I grabbed a handful of brake and almost stopped before my front tire connected with the staircase.


Then my groin connected with my headset or bar-end shifter, I'm not sure which, and I connected with my full vocabulary of loud, vulgar invective.



I knew I'd be sore from the impact, but I figured it was more of a near miss than a real crash. I was still upright, I was just startled, mildly injured, pissed.

But then I couldn't get my handlebars straight. My front wheel didn't clear the frame.


I just recently bought a new fork, uncut, to help get my handlebars up, and it seemed that fork was bent.



I couldn't even walk the bike normally, I had to hold the front wheel off the ground while walking the dog. Corinna left me with Sheba to go back and get the car, and she thought I should stay put, but that didn't feel right. A dark side street, sitting still, clearly stranded, seemed the wrong way to play it.

So I walked with the dog, holding the front end of the bike up until I'd passed a creepy liquor store (and it's heckling crew of regulars) and wound up at an intersection that was at least well lit and fairly busy. A place where cops my pass by before morning anyway.


I called Corinna to let her know where I was at. There was some discussion about whether she could bring me a backup bike and we'd ghost-ride the Tall Pale Hooker home, but really, this bike wasn't even walkable, let a lone ghost-rideable. She didn't seem to believe me: her natural inclination is to avoid cars. She hadn't driven in three weeks, and before that it might have been a couple of months. She's ghost-ridden her own bike home from River Market Cyclery, a good five miles. But it's wheels both agreed about which way to go and even at that it was a feat.
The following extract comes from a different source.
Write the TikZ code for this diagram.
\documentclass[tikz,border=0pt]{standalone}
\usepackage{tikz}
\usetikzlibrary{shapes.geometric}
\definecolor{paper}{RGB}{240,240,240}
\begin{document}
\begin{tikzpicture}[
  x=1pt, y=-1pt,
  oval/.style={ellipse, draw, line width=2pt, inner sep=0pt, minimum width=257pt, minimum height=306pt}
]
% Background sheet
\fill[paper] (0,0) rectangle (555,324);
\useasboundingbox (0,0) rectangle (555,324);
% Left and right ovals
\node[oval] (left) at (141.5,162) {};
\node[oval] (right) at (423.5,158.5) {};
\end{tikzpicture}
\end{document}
I saw my car, and figured the cavalry had arrived. None too soon, either, because a woman on the corner was yelling about me. I won't say she was a crack whore, but she seemed confused about whether I was a cop and what the hell I was doing interfering with her normal way of making a living.

Then I saw my car pull through the intersection and move on. I thought she was just going past the divider to turn around, but minutes started to stack up and eventually even the crack whore left me alone and moved on.
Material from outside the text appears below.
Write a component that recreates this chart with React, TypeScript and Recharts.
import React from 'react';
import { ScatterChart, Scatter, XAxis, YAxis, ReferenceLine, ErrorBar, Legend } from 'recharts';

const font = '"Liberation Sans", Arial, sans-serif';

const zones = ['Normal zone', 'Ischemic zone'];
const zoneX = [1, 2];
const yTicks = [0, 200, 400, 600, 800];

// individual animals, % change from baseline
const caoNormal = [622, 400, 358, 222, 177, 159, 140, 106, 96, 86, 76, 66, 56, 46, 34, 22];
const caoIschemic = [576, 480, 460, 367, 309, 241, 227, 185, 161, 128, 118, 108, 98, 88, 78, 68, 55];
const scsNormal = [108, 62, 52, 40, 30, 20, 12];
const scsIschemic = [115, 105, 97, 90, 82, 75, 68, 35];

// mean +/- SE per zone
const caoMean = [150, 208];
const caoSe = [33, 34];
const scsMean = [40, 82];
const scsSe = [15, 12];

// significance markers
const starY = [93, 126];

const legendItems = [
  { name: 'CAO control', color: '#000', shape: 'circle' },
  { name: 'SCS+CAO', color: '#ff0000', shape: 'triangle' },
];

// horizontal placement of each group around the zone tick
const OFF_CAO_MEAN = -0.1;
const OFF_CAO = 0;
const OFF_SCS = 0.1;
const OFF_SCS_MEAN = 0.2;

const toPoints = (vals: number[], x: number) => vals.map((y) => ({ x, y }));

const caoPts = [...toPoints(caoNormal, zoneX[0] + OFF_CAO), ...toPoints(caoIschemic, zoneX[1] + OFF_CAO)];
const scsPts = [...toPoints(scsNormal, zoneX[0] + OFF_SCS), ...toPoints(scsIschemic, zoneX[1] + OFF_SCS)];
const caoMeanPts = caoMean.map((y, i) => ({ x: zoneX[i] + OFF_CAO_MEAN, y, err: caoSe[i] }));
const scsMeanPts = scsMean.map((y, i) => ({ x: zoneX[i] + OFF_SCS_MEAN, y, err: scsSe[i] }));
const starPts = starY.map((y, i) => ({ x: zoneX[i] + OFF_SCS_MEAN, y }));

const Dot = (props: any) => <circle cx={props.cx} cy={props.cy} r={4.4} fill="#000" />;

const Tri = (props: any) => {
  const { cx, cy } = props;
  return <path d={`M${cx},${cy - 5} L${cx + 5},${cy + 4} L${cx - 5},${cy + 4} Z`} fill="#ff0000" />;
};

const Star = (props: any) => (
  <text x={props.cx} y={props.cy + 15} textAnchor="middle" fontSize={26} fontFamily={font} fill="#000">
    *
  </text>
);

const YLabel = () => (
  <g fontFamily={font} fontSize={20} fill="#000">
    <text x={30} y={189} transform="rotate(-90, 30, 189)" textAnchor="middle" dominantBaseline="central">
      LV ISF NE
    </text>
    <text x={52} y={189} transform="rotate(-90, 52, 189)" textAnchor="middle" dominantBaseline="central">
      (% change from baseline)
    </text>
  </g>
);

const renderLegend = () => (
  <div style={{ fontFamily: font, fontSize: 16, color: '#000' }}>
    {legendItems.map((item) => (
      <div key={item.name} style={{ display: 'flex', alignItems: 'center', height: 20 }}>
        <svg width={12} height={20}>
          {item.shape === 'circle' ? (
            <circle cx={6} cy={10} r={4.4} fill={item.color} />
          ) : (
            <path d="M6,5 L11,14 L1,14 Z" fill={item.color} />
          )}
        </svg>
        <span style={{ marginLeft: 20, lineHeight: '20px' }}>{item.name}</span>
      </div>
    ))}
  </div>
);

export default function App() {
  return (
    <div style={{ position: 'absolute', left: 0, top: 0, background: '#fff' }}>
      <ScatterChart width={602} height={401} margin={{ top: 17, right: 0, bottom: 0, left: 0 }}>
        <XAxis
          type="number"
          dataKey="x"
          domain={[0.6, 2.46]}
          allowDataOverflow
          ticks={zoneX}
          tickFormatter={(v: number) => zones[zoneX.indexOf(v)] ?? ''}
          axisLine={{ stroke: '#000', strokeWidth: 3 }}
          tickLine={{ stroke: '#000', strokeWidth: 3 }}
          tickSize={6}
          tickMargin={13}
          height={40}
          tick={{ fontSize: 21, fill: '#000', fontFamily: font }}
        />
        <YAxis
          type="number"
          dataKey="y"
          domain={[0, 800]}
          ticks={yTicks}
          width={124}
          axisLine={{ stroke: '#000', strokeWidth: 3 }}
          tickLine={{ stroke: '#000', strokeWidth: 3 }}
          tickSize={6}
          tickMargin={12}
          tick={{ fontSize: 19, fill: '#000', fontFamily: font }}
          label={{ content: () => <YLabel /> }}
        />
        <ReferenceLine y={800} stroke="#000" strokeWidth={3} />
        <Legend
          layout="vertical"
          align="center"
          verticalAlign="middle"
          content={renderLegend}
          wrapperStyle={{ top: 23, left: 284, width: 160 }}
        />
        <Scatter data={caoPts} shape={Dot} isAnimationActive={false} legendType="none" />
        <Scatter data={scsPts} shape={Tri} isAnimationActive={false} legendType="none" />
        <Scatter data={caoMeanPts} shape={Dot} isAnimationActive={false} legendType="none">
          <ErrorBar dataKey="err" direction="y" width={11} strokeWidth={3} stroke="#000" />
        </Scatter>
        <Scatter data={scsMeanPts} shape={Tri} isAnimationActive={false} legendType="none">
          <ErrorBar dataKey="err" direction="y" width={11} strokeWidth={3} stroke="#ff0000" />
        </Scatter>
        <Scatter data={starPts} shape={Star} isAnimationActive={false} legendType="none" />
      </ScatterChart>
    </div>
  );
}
I called my wife maybe nine times. I texted a couple. Nothing.

The passers-by made me feel more and more like I was on the set of a zombie movie.

Turns out, Corinna didn't see me when she passed, and she'd inadvertently left her phone at home when she headed out in my car. Realizing she didn't have her phone, she had rolled down the windows so she'd hear me if I hollered at her, but I hadn't hollered since I thought I was in plain sight. She was looking for me even while I was wondering why she didn't turn around and come back to get me.

That was all just misunderstanding. But that was nothing compared to my surprise when I took my bike in so they could swap out my broken fork when the new one came in and realized that the fork wasn't half the issue. Caton, who built my front wheel, was mighty proud that it hadn't given out on this adventure. But if I'd wrecked my wheel instead of my frame, I'd be out half the money.